Sanders earned his B.A. in English from Washington and Lee University in 2004 and went on to earn his M.A. in Teaching from Johns Hopkins University in 2006. He began his career teaching English language arts to eighth-graders in Baltimore, Md., and coaching middle school soccer and lacrosse teams on the side.
If love hadn’t intervened, Sanders said he might still be teaching in that same Baltimore classroom.
He returned to his wife Helen’s hometown of Greenville and took a position as an assistant administrator at Mauldin Middle School. At the same time, he worked to complete his master’s plus 30 in school leadership at Furman.
For Sanders, Furman’s program offered him valuable guidance on both education theory and practical aspects of leadership, such as how to use the school budget as a tool to make decisions that would align with the school’s mission.
Sanders also learned basic management practices and the idea of “being present.” As an administrator, it can be easy to be sucked into minutia, said Sanders. Furman Education Professor Dr. Harris Heath focused on the need to take time to simply walk the hallways – “managing by walking around” – to be informed and aware of students’ and teachers’ successes and struggles.
“Dr. Heath walked us through the process of building our leadership and management capacity and gave us the personal attention we needed to be successful,” Sanders said.

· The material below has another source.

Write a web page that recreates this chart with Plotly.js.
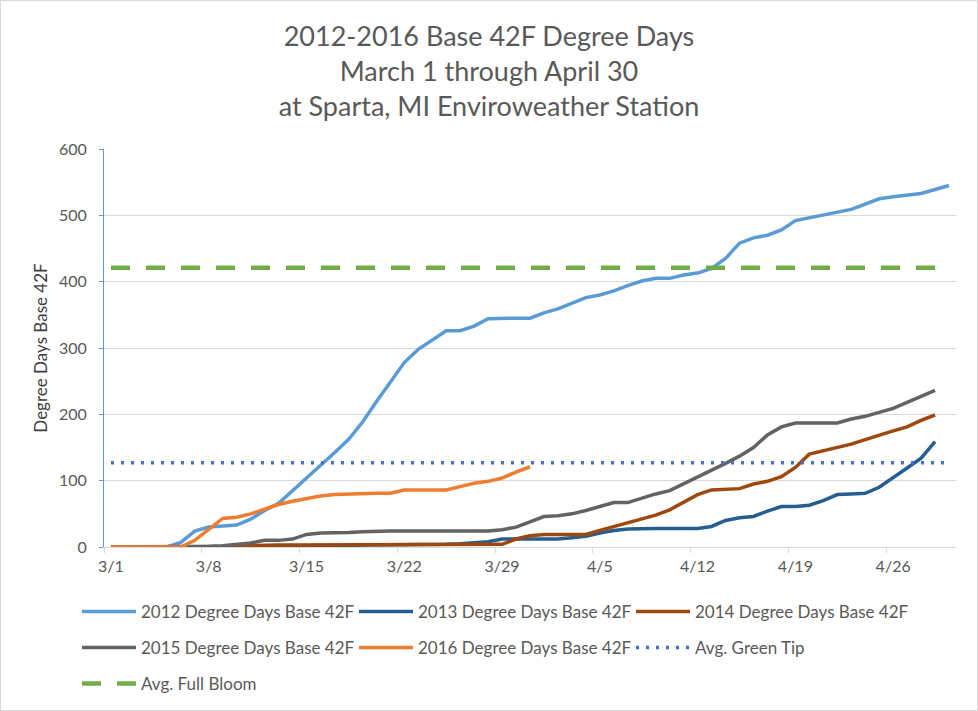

It wasn’t long after finishing his studies at Furman when Dr. Phinnize Fisher, then the Greenville County Schools Superintendent, called Sanders into her office one Monday. “Give me your thoughts on how the young child should be educated,” she asked.
Fisher then told Sanders about her vision for A.J. Whittenberg Elementary School of Engineering, the first urban school built in Greenville in over 40 years, with the first school-wide engineering curriculum in South Carolina. Sanders was appointed founding director of A.J. Whittenberg and went on to serve as lead planner for the district’s new STEAM middle school, now open and named in Fisher’s honor.
Even more opportunities presented themselves for Sanders, and in 2012 he enrolled in a three-year, multidisciplinary Doctor of Education Leadership (Ed.L.D.) program at Harvard University’s Graduate School of Education.
Sanders said he wanted a program that would allow him to focus on his field experiences coupled with leadership development. “I wanted to take time to step back as a practitioner and reflect with other practitioners who were wrestling with innovative ideas and system-level dilemmas,” he said in an interview featured on Harvard’s website.
After earning his doctorate from Harvard, Sanders and his family moved back to Greenville. It was an issue of loyalty, not only to family, but also to the network of people in the Greenville area who put faith in him, Sanders said.
“Dr. Heath gave me a shot. Dr. Fisher gave me a shot. Mrs. Gardner at Mauldin gave me a shot,” he said. “I appreciate these leaders and look forward to paying it forward to impact Greenville’s students and schools.”
As part of his role with Public Education Partners (PEP), Sanders is leading the organization’s efforts in OnTrack Greenville, a multi-year effort to improve high-need middle schools. Along with OnTrack, his priorities include strengthening school and community partnerships, fostering ways to support new teachers, and defining and operationalizing advocacy strategies.
“One thing Dr. Heath frequently said was that ‘it does no good to bring a group of people together to bless the status quo.’ I took this learning with me into my school leadership experiences and it served as a guiding principle during my time at Harvard. Now at PEP, I’ll be putting this learning to work, operating at the nexus of policy, research, and practice to challenge the status quo and support all of Greenville’s public school students.
Sanders and his wife, Helen, have three children, Field, Walker and Stuart.